Short exercise
Return every line below as is, leaving out the pictures.

Materials provided
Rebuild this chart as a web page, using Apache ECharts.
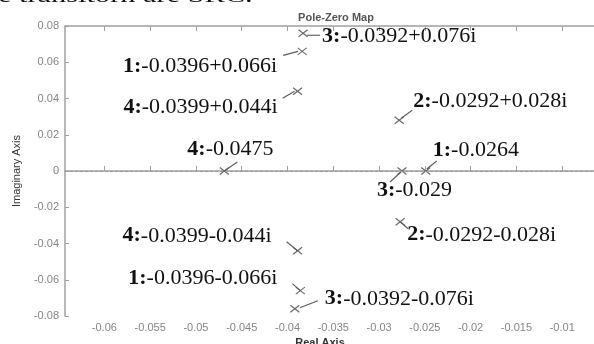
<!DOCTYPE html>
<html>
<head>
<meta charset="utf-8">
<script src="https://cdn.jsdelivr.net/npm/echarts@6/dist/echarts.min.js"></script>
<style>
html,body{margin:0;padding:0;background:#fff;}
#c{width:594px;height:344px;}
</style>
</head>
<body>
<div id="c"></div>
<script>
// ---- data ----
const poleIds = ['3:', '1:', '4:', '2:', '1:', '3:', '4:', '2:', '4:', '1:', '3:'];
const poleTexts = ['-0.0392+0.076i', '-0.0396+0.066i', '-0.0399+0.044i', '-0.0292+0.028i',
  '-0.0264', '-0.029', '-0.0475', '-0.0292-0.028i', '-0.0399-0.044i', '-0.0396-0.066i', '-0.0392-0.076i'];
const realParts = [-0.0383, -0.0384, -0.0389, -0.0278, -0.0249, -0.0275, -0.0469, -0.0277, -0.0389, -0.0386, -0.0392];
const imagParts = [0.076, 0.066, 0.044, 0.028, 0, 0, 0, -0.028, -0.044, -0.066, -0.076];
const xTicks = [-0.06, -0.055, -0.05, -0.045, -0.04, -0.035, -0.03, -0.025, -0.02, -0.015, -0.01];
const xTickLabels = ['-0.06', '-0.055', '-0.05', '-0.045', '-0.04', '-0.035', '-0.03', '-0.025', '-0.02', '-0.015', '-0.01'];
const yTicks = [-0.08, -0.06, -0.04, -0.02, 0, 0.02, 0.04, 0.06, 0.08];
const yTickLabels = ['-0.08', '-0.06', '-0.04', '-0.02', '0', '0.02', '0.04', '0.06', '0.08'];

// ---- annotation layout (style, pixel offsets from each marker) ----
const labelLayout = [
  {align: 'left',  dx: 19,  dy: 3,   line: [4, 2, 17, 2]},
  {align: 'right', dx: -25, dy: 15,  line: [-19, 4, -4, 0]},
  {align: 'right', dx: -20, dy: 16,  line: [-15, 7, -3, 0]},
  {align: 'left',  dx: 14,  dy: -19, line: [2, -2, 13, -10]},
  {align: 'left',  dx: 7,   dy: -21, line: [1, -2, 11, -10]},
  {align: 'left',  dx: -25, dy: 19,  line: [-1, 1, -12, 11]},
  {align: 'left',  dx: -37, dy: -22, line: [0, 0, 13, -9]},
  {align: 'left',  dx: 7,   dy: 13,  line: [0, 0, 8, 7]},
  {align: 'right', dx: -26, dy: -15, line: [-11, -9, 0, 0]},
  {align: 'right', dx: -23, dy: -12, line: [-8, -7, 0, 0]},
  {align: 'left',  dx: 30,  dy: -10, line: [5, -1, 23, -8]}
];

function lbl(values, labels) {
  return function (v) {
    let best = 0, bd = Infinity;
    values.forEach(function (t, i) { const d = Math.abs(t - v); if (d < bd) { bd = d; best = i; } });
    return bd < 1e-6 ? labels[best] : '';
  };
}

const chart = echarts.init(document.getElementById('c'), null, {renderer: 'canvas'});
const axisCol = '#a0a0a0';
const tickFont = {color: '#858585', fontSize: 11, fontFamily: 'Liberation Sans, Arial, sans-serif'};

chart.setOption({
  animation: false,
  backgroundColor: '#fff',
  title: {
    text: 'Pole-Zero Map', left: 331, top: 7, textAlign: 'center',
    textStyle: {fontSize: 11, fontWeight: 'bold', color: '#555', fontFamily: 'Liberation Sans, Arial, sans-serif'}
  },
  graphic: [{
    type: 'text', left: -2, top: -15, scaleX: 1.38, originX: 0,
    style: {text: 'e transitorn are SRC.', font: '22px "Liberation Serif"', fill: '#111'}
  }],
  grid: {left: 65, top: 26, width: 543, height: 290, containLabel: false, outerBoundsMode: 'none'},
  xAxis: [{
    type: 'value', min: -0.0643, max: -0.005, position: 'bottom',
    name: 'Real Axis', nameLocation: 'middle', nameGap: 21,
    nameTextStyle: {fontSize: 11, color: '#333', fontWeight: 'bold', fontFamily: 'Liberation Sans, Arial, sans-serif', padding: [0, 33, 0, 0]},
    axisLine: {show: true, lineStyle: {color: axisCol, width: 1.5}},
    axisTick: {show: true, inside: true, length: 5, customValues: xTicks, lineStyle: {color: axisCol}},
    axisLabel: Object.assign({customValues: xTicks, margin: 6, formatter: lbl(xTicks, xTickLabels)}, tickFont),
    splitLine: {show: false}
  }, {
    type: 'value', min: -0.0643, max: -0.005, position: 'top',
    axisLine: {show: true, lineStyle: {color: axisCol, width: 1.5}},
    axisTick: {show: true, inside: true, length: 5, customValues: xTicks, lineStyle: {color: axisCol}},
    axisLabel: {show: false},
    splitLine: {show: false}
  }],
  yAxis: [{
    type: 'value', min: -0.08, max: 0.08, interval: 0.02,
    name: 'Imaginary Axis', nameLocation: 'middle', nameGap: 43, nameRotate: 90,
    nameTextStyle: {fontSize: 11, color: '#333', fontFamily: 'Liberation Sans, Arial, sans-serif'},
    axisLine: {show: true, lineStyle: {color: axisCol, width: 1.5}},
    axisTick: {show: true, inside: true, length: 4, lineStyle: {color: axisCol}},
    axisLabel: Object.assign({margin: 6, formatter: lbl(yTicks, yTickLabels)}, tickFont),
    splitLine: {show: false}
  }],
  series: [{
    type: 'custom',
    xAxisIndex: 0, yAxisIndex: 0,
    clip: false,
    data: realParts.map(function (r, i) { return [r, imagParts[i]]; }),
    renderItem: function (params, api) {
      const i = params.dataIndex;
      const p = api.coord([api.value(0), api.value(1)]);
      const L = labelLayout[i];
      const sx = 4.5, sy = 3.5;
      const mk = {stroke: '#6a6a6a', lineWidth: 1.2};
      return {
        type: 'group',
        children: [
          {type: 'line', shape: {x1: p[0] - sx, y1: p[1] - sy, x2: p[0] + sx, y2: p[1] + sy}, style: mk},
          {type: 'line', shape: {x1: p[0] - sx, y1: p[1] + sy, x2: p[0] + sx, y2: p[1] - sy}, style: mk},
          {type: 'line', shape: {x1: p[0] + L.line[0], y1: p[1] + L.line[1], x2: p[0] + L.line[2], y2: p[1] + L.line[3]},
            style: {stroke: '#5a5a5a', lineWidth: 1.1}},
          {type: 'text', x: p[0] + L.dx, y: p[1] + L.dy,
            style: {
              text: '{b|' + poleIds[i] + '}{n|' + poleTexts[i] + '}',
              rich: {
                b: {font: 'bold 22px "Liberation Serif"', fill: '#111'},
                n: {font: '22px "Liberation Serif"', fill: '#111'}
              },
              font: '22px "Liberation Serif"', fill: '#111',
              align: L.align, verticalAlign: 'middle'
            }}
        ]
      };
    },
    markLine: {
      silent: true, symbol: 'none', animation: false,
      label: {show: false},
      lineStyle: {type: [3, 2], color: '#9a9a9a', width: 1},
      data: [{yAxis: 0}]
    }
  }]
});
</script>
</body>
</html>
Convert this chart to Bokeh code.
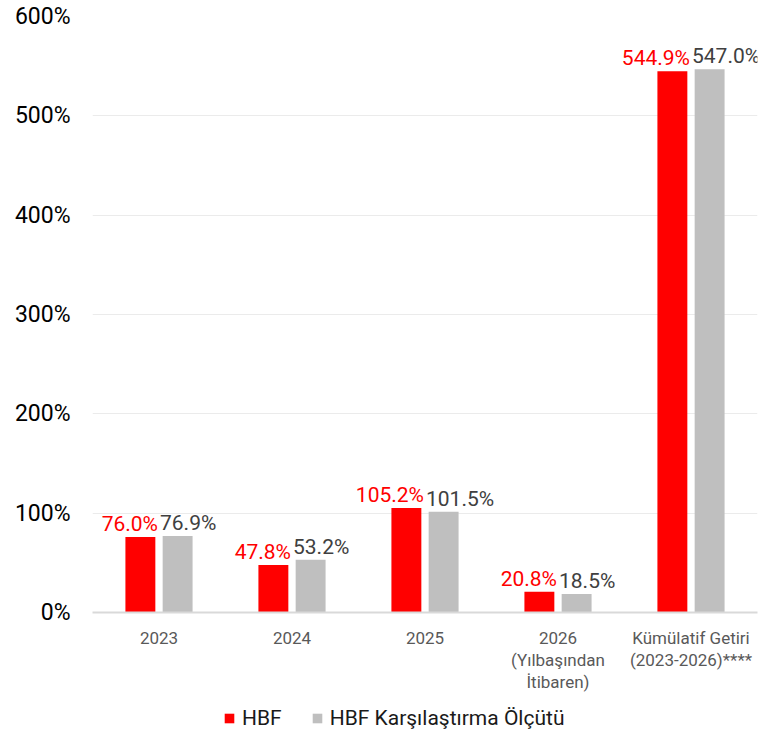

Answer to the problem
Rebuild this chart as a web page, using Apache ECharts.
<!DOCTYPE html>
<html>
<head>
<meta charset="utf-8">
<script src="https://cdn.jsdelivr.net/npm/echarts@6/dist/echarts.min.js"></script>
<style>
html,body{margin:0;padding:0;background:#fff;}
#c{width:594px;height:344px;}
</style>
</head>
<body>
<div id="c"></div>
<script>
// ---- data ----
const poleIds = ['3:', '1:', '4:', '2:', '1:', '3:', '4:', '2:', '4:', '1:', '3:'];
const poleTexts = ['-0.0392+0.076i', '-0.0396+0.066i', '-0.0399+0.044i', '-0.0292+0.028i',
  '-0.0264', '-0.029', '-0.0475', '-0.0292-0.028i', '-0.0399-0.044i', '-0.0396-0.066i', '-0.0392-0.076i'];
const realParts = [-0.0383, -0.0384, -0.0389, -0.0278, -0.0249, -0.0275, -0.0469, -0.0277, -0.0389, -0.0386, -0.0392];
const imagParts = [0.076, 0.066, 0.044, 0.028, 0, 0, 0, -0.028, -0.044, -0.066, -0.076];
const xTicks = [-0.06, -0.055, -0.05, -0.045, -0.04, -0.035, -0.03, -0.025, -0.02, -0.015, -0.01];
const xTickLabels = ['-0.06', '-0.055', '-0.05', '-0.045', '-0.04', '-0.035', '-0.03', '-0.025', '-0.02', '-0.015', '-0.01'];
const yTicks = [-0.08, -0.06, -0.04, -0.02, 0, 0.02, 0.04, 0.06, 0.08];
const yTickLabels = ['-0.08', '-0.06', '-0.04', '-0.02', '0', '0.02', '0.04', '0.06', '0.08'];

// ---- annotation layout (style, pixel offsets from each marker) ----
const labelLayout = [
  {align: 'left',  dx: 19,  dy: 3,   line: [4, 2, 17, 2]},
  {align: 'right', dx: -25, dy: 15,  line: [-19, 4, -4, 0]},
  {align: 'right', dx: -20, dy: 16,  line: [-15, 7, -3, 0]},
  {align: 'left',  dx: 14,  dy: -19, line: [2, -2, 13, -10]},
  {align: 'left',  dx: 7,   dy: -21, line: [1, -2, 11, -10]},
  {align: 'left',  dx: -25, dy: 19,  line: [-1, 1, -12, 11]},
  {align: 'left',  dx: -37, dy: -22, line: [0, 0, 13, -9]},
  {align: 'left',  dx: 7,   dy: 13,  line: [0, 0, 8, 7]},
  {align: 'right', dx: -26, dy: -15, line: [-11, -9, 0, 0]},
  {align: 'right', dx: -23, dy: -12, line: [-8, -7, 0, 0]},
  {align: 'left',  dx: 30,  dy: -10, line: [5, -1, 23, -8]}
];

function lbl(values, labels) {
  return function (v) {
    let best = 0, bd = Infinity;
    values.forEach(function (t, i) { const d = Math.abs(t - v); if (d < bd) { bd = d; best = i; } });
    return bd < 1e-6 ? labels[best] : '';
  };
}

const chart = echarts.init(document.getElementById('c'), null, {renderer: 'canvas'});
const axisCol = '#a0a0a0';
const tickFont = {color: '#858585', fontSize: 11, fontFamily: 'Liberation Sans, Arial, sans-serif'};

chart.setOption({
  animation: false,
  backgroundColor: '#fff',
  title: {
    text: 'Pole-Zero Map', left: 331, top: 7, textAlign: 'center',
    textStyle: {fontSize: 11, fontWeight: 'bold', color: '#555', fontFamily: 'Liberation Sans, Arial, sans-serif'}
  },
  graphic: [{
    type: 'text', left: -2, top: -15, scaleX: 1.38, originX: 0,
    style: {text: 'e transitorn are SRC.', font: '22px "Liberation Serif"', fill: '#111'}
  }],
  grid: {left: 65, top: 26, width: 543, height: 290, containLabel: false, outerBoundsMode: 'none'},
  xAxis: [{
    type: 'value', min: -0.0643, max: -0.005, position: 'bottom',
    name: 'Real Axis', nameLocation: 'middle', nameGap: 21,
    nameTextStyle: {fontSize: 11, color: '#333', fontWeight: 'bold', fontFamily: 'Liberation Sans, Arial, sans-serif', padding: [0, 33, 0, 0]},
    axisLine: {show: true, lineStyle: {color: axisCol, width: 1.5}},
    axisTick: {show: true, inside: true, length: 5, customValues: xTicks, lineStyle: {color: axisCol}},
    axisLabel: Object.assign({customValues: xTicks, margin: 6, formatter: lbl(xTicks, xTickLabels)}, tickFont),
    splitLine: {show: false}
  }, {
    type: 'value', min: -0.0643, max: -0.005, position: 'top',
    axisLine: {show: true, lineStyle: {color: axisCol, width: 1.5}},
    axisTick: {show: true, inside: true, length: 5, customValues: xTicks, lineStyle: {color: axisCol}},
    axisLabel: {show: false},
    splitLine: {show: false}
  }],
  yAxis: [{
    type: 'value', min: -0.08, max: 0.08, interval: 0.02,
    name: 'Imaginary Axis', nameLocation: 'middle', nameGap: 43, nameRotate: 90,
    nameTextStyle: {fontSize: 11, color: '#333', fontFamily: 'Liberation Sans, Arial, sans-serif'},
    axisLine: {show: true, lineStyle: {color: axisCol, width: 1.5}},
    axisTick: {show: true, inside: true, length: 4, lineStyle: {color: axisCol}},
    axisLabel: Object.assign({margin: 6, formatter: lbl(yTicks, yTickLabels)}, tickFont),
    splitLine: {show: false}
  }],
  series: [{
    type: 'custom',
    xAxisIndex: 0, yAxisIndex: 0,
    clip: false,
    data: realParts.map(function (r, i) { return [r, imagParts[i]]; }),
    renderItem: function (params, api) {
      const i = params.dataIndex;
      const p = api.coord([api.value(0), api.value(1)]);
      const L = labelLayout[i];
      const sx = 4.5, sy = 3.5;
      const mk = {stroke: '#6a6a6a', lineWidth: 1.2};
      return {
        type: 'group',
        children: [
          {type: 'line', shape: {x1: p[0] - sx, y1: p[1] - sy, x2: p[0] + sx, y2: p[1] + sy}, style: mk},
          {type: 'line', shape: {x1: p[0] - sx, y1: p[1] + sy, x2: p[0] + sx, y2: p[1] - sy}, style: mk},
          {type: 'line', shape: {x1: p[0] + L.line[0], y1: p[1] + L.line[1], x2: p[0] + L.line[2], y2: p[1] + L.line[3]},
            style: {stroke: '#5a5a5a', lineWidth: 1.1}},
          {type: 'text', x: p[0] + L.dx, y: p[1] + L.dy,
            style: {
              text: '{b|' + poleIds[i] + '}{n|' + poleTexts[i] + '}',
              rich: {
                b: {font: 'bold 22px "Liberation Serif"', fill: '#111'},
                n: {font: '22px "Liberation Serif"', fill: '#111'}
              },
              font: '22px "Liberation Serif"', fill: '#111',
              align: L.align, verticalAlign: 'middle'
            }}
        ]
      };
    },
    markLine: {
      silent: true, symbol: 'none', animation: false,
      label: {show: false},
      lineStyle: {type: [3, 2], color: '#9a9a9a', width: 1},
      data: [{yAxis: 0}]
    }
  }]
});
</script>
</body>
</html>
Convert this chart to Bokeh code.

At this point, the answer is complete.